The report said construction costs in the UAE rose at about twice the rate of inflation in 2007 and were up “that much again in the first half of 2008 (our estimate)”, according to international real estate, infrastructure and construction consultants, EC Harris. There has, however, been a marked reversal in raw material pricing with commodities and basic materials selling aggressively. 

By “discounting labour costs of around 20 per cent, we think basic materials incorporate around 40-45 per cent of the entire build value”, said the report.

Mid-way through 2008, many UAE-based developments were launched creating the “steel shock”, crimped by tight supply chains and the price of steel peaked at Dh5,500, it said.

“This is when a number of construction contracts were priced and basic materials were trading at multiples of current prices. With land prices and basic materials then selling at premiums, sub-developers are now at the mercy of the off-plan market. This is not a good place to be with any unsold inventory likely to remain on the balance sheet,” it noted.

Rents on heavy equipment have also dropped by 30 per cent in the past two months. “There is now an oversupply of heavy equipment as private developments falter and public infrastructure projects cannot absorb additional capacity,” it said. 

“So input prices are coming down and contractors’ margins are being crimped, which is a relief for developers,” it said. Recently, US credit ratings agency Standard & Poor’s estimated that the construction and real estate sectors account for almost 50 per cent of Dubai’s gross domestic product.

During the peak in August, per square foot construction costs were being quoted at Dh1,200 in Dubai. At present the average rate is from Dh475 per sq ft to Dh500 per sq ft, with some developments at Dh350 per sq ft, representing a fall of 60 per cent in just six months, it said.

“If developers start to bring developments back on stream (which we think unlikely), input demand increases – contractors, having shed staff in the downturn, will have to ramp up again and so the cycle continues,” said the report.

Liquidity is the swing vote here. Developers cannot access lower input prices if they do not have the solvency to kick-start new developments.

Again, construction companies must lodge bonds with banks, which are normally financed by the latter (five to 10 per cent of the construction value). Recently, banks have started to require higher bond deposits (up to 50 per cent of the contract value as the risk of insolvency increases).

“Currently, the best rates seem to be around the 25 per cent level. The pinch point comes when banks stop financing bonds altogether, which we think is already happening. At this point, even if developers did give a green light, contractors cannot finance the bond,” it said. 

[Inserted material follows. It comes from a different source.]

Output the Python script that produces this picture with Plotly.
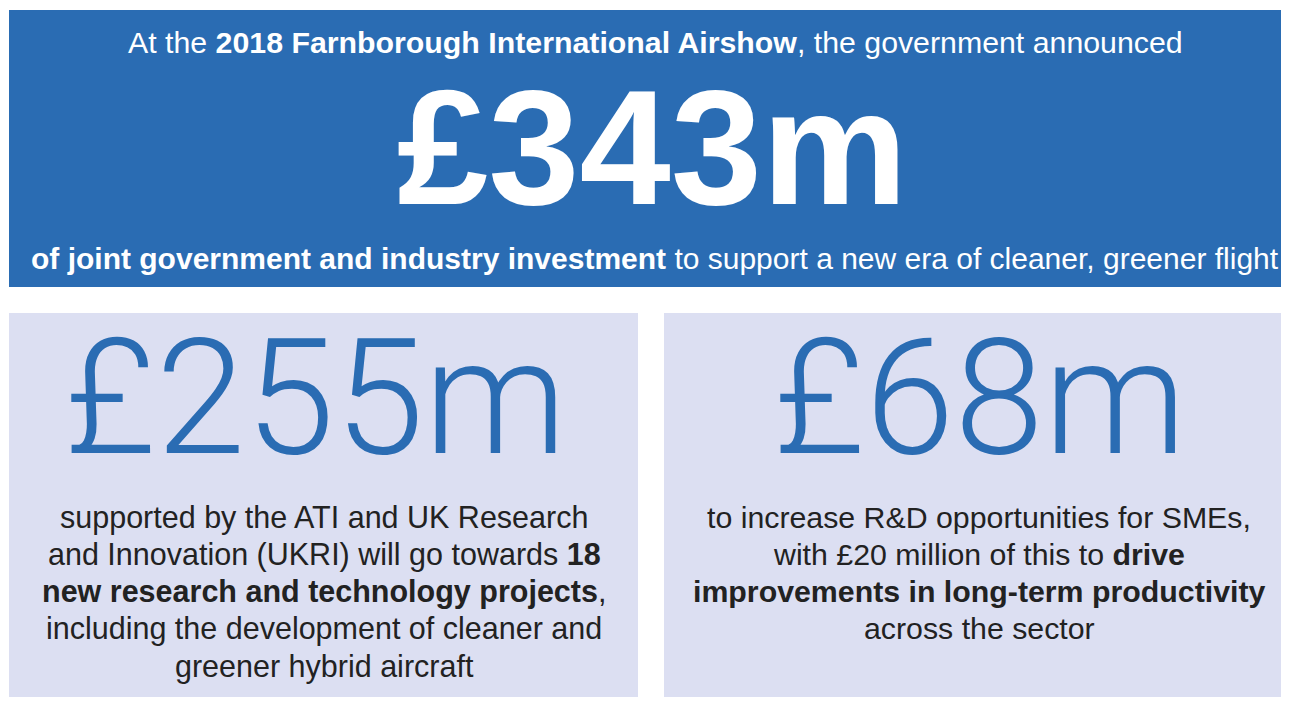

Most ongoing developments were probably agreed to under fixed price contracts (ironically, to mitigate risk of rising prices). Unless developments are sufficiently large enough to be phased, then the best that can be done is to slow delivery pipelines in the hope that unit sales and liquidity improve.”

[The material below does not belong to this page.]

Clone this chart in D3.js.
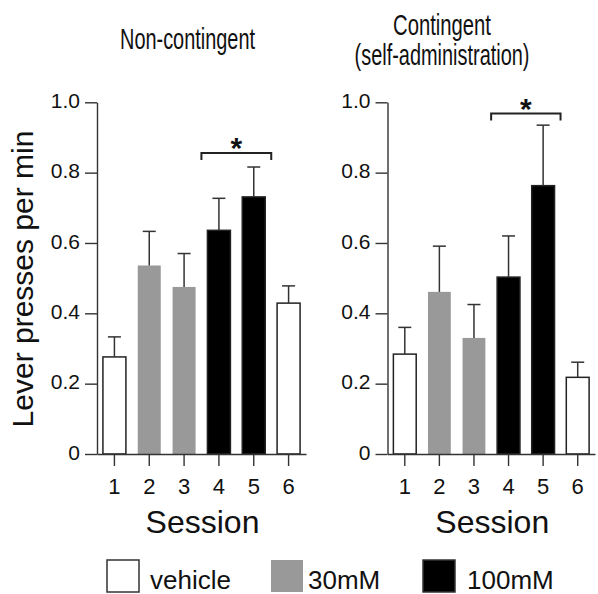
<!DOCTYPE html>
<html>
<head>
<meta charset="utf-8">
<script src="https://cdn.jsdelivr.net/npm/d3@7"></script>
<style>
  body { margin: 0; background: #fff; }
  text { font-family: "Liberation Sans", Arial, sans-serif; fill: #111; }
  .axis path, .axis line { stroke: #333; stroke-width: 1.4; }
</style>
</head>
<body>
<script>
// data
var sessions = ["1", "2", "3", "4", "5", "6"];
var dose = ["vehicle", "30mM", "30mM", "100mM", "100mM", "vehicle"];
var nonContMean = [0.276, 0.536, 0.475, 0.636, 0.731, 0.429];
var nonContSem  = [0.057, 0.097, 0.095, 0.091, 0.085, 0.049];
var contMean = [0.284, 0.461, 0.330, 0.503, 0.763, 0.218];
var contSem  = [0.076, 0.130, 0.095, 0.117, 0.172, 0.043];
var yTicks = [0, 0.2, 0.4, 0.6, 0.8, 1.0];
var legendLabels = ["vehicle", "30mM", "100mM"];
var legendColors = ["#ffffff", "#999999", "#000000"];
var sigPair = [3, 4];          // sessions 4 and 5
var sigLevel = [0.856, 0.968]; // bracket height per panel

var width = 598, height = 594;
var color = d3.scaleOrdinal().domain(legendLabels).range(legendColors);

var svg = d3.select("body").append("svg")
  .attr("width", width)
  .attr("height", height);

var y = d3.scaleLinear().domain([0, 1]).range([454, 102.3]);

var panels = [
  { title: ["Non-contingent"], titleLen: [135], titleY: [48.5], titleX: 187.5,
    range: [97, 306], mean: nonContMean, sem: nonContSem, sig: sigLevel[0] },
  { title: ["Contingent", "(self-administration)"], titleLen: [98, 175], titleY: [35, 65], titleX: 442,
    range: [387.5, 595], mean: contMean, sem: contSem, sig: sigLevel[1] }
];

panels.forEach(function(p) {
  var x = d3.scaleBand()
    .domain(sessions)
    .range(p.range)
    .paddingInner(0.34)
    .paddingOuter(0.17);
  var bw = x.bandwidth();
  var g = svg.append("g");

  // title (narrow face: squeeze horizontally)
  p.title.forEach(function(t, i) {
    var tt = g.append("text")
      .attr("text-anchor", "middle")
      .attr("font-size", 29)
      .text(t);
    var sx = p.titleLen[i] / tt.node().getComputedTextLength();
    tt.attr("transform", "translate(" + p.titleX + "," + p.titleY[i] + ") scale(" + sx + ",1)");
  });

  // bars
  g.selectAll("rect.bar")
    .data(p.mean)
    .enter()
    .append("rect")
    .attr("class", "bar")
    .attr("x", function(d, i) { return x(sessions[i]); })
    .attr("width", bw)
    .attr("y", function(d) { return y(d); })
    .attr("height", function(d) { return y(0) - y(d); })
    .attr("fill", function(d, i) { return color(dose[i]); })
    .attr("stroke", function(d, i) { return dose[i] === "30mM" ? "none" : "#222"; })
    .attr("stroke-width", 1.5);

  // error bars
  var eb = g.selectAll("g.err")
    .data(p.mean)
    .enter()
    .append("g")
    .attr("class", "err")
    .attr("stroke", "#333")
    .attr("stroke-width", 1.5);
  eb.append("line")
    .attr("x1", function(d, i) { return x(sessions[i]) + bw / 2; })
    .attr("x2", function(d, i) { return x(sessions[i]) + bw / 2; })
    .attr("y1", function(d) { return y(d); })
    .attr("y2", function(d, i) { return y(d + p.sem[i]); });
  eb.append("line")
    .attr("x1", function(d, i) { return x(sessions[i]) + bw / 2 - 6.5; })
    .attr("x2", function(d, i) { return x(sessions[i]) + bw / 2 + 6.5; })
    .attr("y1", function(d, i) { return y(d + p.sem[i]); })
    .attr("y2", function(d, i) { return y(d + p.sem[i]); });

  // axes
  var yAxis = d3.axisLeft(y)
    .tickValues(yTicks)
    .tickSize(12)
    .tickSizeOuter(0)
    .tickPadding(5)
    .tickFormat(function(d) { return d === 0 ? "0" : d3.format(".1f")(d); });
  var ya = g.append("g")
    .attr("class", "axis")
    .attr("transform", "translate(" + p.range[0] + ",0)")
    .call(yAxis);
  ya.selectAll("text").attr("font-size", 21).attr("dy", "0.25em").attr("fill", "#111");

  var xAxis = d3.axisBottom(x)
    .tickSize(12)
    .tickSizeOuter(0)
    .tickPadding(12);
  var xa = g.append("g")
    .attr("class", "axis")
    .attr("transform", "translate(0," + y(0) + ")")
    .call(xAxis);
  xa.selectAll("text").attr("font-size", 22).attr("fill", "#111");

  g.append("text")
    .attr("x", (p.range[0] + p.range[1]) / 2 + 1)
    .attr("y", 533)
    .attr("text-anchor", "middle")
    .attr("font-size", 32)
    .text("Session");

  // significance bracket
  var bx1 = x(sessions[sigPair[0]]) - 6;
  var bx2 = x(sessions[sigPair[1]]) + bw + 6;
  var by = y(p.sig);
  g.append("path")
    .attr("d", "M" + bx1 + "," + (by + 7) + "V" + by + "H" + bx2 + "V" + (by + 7))
    .attr("fill", "none")
    .attr("stroke", "#222")
    .attr("stroke-width", 2);
  g.append("text")
    .attr("x", (bx1 + bx2) / 2)
    .attr("y", by + 5)
    .attr("text-anchor", "middle")
    .attr("font-size", 30)
    .attr("font-weight", "bold")
    .text("*");
});

// y axis title
svg.append("text")
  .attr("transform", "translate(33,279) rotate(-90)")
  .attr("text-anchor", "middle")
  .attr("font-size", 30)
  .text("Lever presses per min");

// legend
var legX = [107, 271, 423];
var legTextX = [150, 308, 467];
var leg = svg.selectAll("g.leg")
  .data(legendLabels)
  .enter()
  .append("g")
  .attr("class", "leg");
leg.append("rect")
  .attr("x", function(d, i) { return legX[i]; })
  .attr("y", 560)
  .attr("width", 32)
  .attr("height", 32)
  .attr("fill", function(d) { return color(d); })
  .attr("stroke", function(d) { return d === "30mM" ? "none" : "#333"; })
  .attr("stroke-width", 1.5);
leg.append("text")
  .attr("x", function(d, i) { return legTextX[i]; })
  .attr("y", 589)
  .attr("font-size", 26)
  .text(function(d) { return d; });
</script>
</body>
</html>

Contractors, who were previously accepting 20 per cent are returning to the margins of around five per cent. Together, with developers, they hope that current conditions are short-lived and are slowing down work.

“We calculate that those developers that can pause and re-tender for developments not yet in construction can expect to save Dh100m in material costs on a standard tower development. Those that cannot, will try to squeeze concessions out of contractors – with the alternative being to cancelling the contract. The emerging trend is to shelve developments and then retender,” said the report.